The European Social Survey has been frequently used by researchers, who analysed differences in attitudes towards homosexuality between countries. Using the approval statement, which was the only statement regarding homosexuality before 2016, requires two strong assumptions. Responses to the statement have to reflect the attitudes towards homosexuality, and the interpretation of the statement should not differ between countries and across time. Before 2016, the attitudes towards homosexuality could be measured with only one item. I use a statement regarding the support for LGBT adoption rights, which was added in the 8th wave of the ESS. It can be assumed that the interpretation of the support statement was the same in all countries. I treat the approval measure as an instrument for the support for LGBT rights and verify whether there were any significant differences in interpreting the approval statement between countries.

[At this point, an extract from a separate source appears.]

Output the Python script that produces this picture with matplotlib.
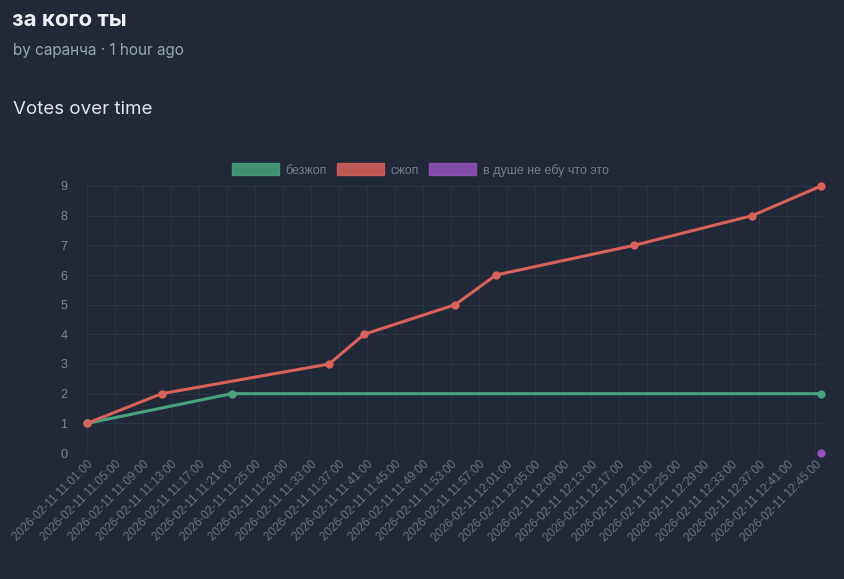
import matplotlib
matplotlib.use("Agg")
import matplotlib.pyplot as plt
import matplotlib.dates as mdates
import matplotlib.patches as mpatches
import pandas as pd

green_times = ["2026-02-11 11:01:00", "2026-02-11 11:21:40", "2026-02-11 12:45:50"]
green_votes = [1, 2, 2]
red_times = ["2026-02-11 11:01:00", "2026-02-11 11:11:40", "2026-02-11 11:35:35",
             "2026-02-11 11:40:35", "2026-02-11 11:53:35", "2026-02-11 11:59:25",
             "2026-02-11 12:19:08", "2026-02-11 12:36:00", "2026-02-11 12:45:50"]
red_votes = [1, 2, 3, 4, 5, 6, 7, 8, 9]
purple_times = ["2026-02-11 12:45:50"]
purple_votes = [0]
series_names = ["безжоп", "сжоп", "в душе не ебу что это"]
tick_start, tick_end = "2026-02-11 11:01:00", "2026-02-11 12:45:00"

plt.rcParams["font.family"] = ["Liberation Sans", "DejaVu Sans"]
bg = "#212837"
colors = ["#48a37e", "#d9625b", "#9553bd"]

fig = plt.figure(figsize=(8.45, 5.79), dpi=100, facecolor=bg)
fig.text(12 / 845, 1 - 20 / 579, "за кого ты", color="#eef0f4", fontsize=16, fontweight="bold",
         va="center", family="Inter")
fig.text(13 / 845, 1 - 51 / 579, "by саранча · 1 hour ago", color="#9aa6ba", fontsize=11,
         va="center", family="Inter")
fig.text(13 / 845, 1 - 109 / 579, "Votes over time", color="#e3e6ec", fontsize=13.5,
         va="center", family="Inter")

ax = fig.add_axes([87 / 845, 126 / 579, (821 - 87) / 845, (453 - 186) / 579], facecolor=bg)
for times, votes, c in [(green_times, green_votes, colors[0]), (red_times, red_votes, colors[1]),
                        (purple_times, purple_votes, colors[2])]:
    ax.plot(pd.to_datetime(times), votes, color=c, lw=2.2, marker="o", ms=5, zorder=3, clip_on=False)

ticks = pd.date_range(tick_start, tick_end, freq="4min")
ax.set_xticks(ticks)
ax.xaxis.set_major_formatter(mdates.DateFormatter("%Y-%m-%d %H:%M:%S"))
ax.set_xlim(pd.Timestamp(tick_start), pd.Timestamp("2026-02-11 12:45:50"))
ax.set_ylim(0, 9)
ax.set_yticks(range(10))
ax.tick_params(axis="x", labelrotation=45, labelsize=8.5, colors="#6b7486", length=0, pad=4)
ax.tick_params(axis="y", labelsize=9, colors="#7d8698", length=0, pad=14)
for lab in ax.get_xticklabels():
    lab.set_ha("right")
    lab.set_rotation_mode("anchor")
ax.grid(True, color="#2c3343", lw=0.8)
for s in ax.spines.values():
    s.set_visible(False)

handles = [mpatches.Patch(facecolor=c, edgecolor=c, alpha=0.85) for c in colors]
fig.legend(handles, series_names, loc="center", bbox_to_anchor=(420 / 845, 1 - 170 / 579), ncol=3,
           frameon=False, fontsize=9, labelcolor="#747d8f", handlelength=3.8, handleheight=1.1,
           columnspacing=0.8, handletextpad=0.5)

fig.savefig("out.png", dpi=100, facecolor=bg)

Both at the country level and the individual level the approval measure is a strong instrument for the support for LGBT adoption rights. Unfortunately, it is impossible to establish the measurement invariance for the full sample of 23 countries. A very effective way to establish measurement invariance is to restrict the sample to observations from countries with no significant differences in the interpretation of the statement. In a sample with observations from 11 countries I establish metric invariance of the approval measure. The study shows that there exist fundamental differences in the interpretation of the statement regarding the approval of homosexuality between European countries. Letting gays and lesbians live their life “as they wish” does not mean the same in all countries. Therefore, the comparative studies of attitudes towards homosexuality should probably restrict the sample to respondents from countries that exhibit a similar understanding of the statement. I show that the limited sample of 11 countries exhibits the high degree of measurement invariance. It can definitely be extended by other countries, but the selection of the countries should be verified with the measurement invariance test. It is still not clear whether the interpretation of the approval statement is stable over time. The future research should address also this dimension of measurement invariance. From 2016 onwards, it is possible to build a measure of attitudes towards homosexuality based on three items. Testing for measurement invariance of such construct using the standard multigroup CFA methods seems particularly necessary in the light of the results of this study.

The methods presented in this article can be applied to test the measurement invariance of constructs measured with only one item. The analysis of measurement invariance relies on the key assumption that the interpretation of the statement regarding the support for LGBT rights does not vary across countries. I argue that the support statement is very precise, so its interpretation should be the same in all countries. Unfortunately, it is impossible to formally test the assumption. Therefore, it is crucial to justify the choice of the statement used in the analysis.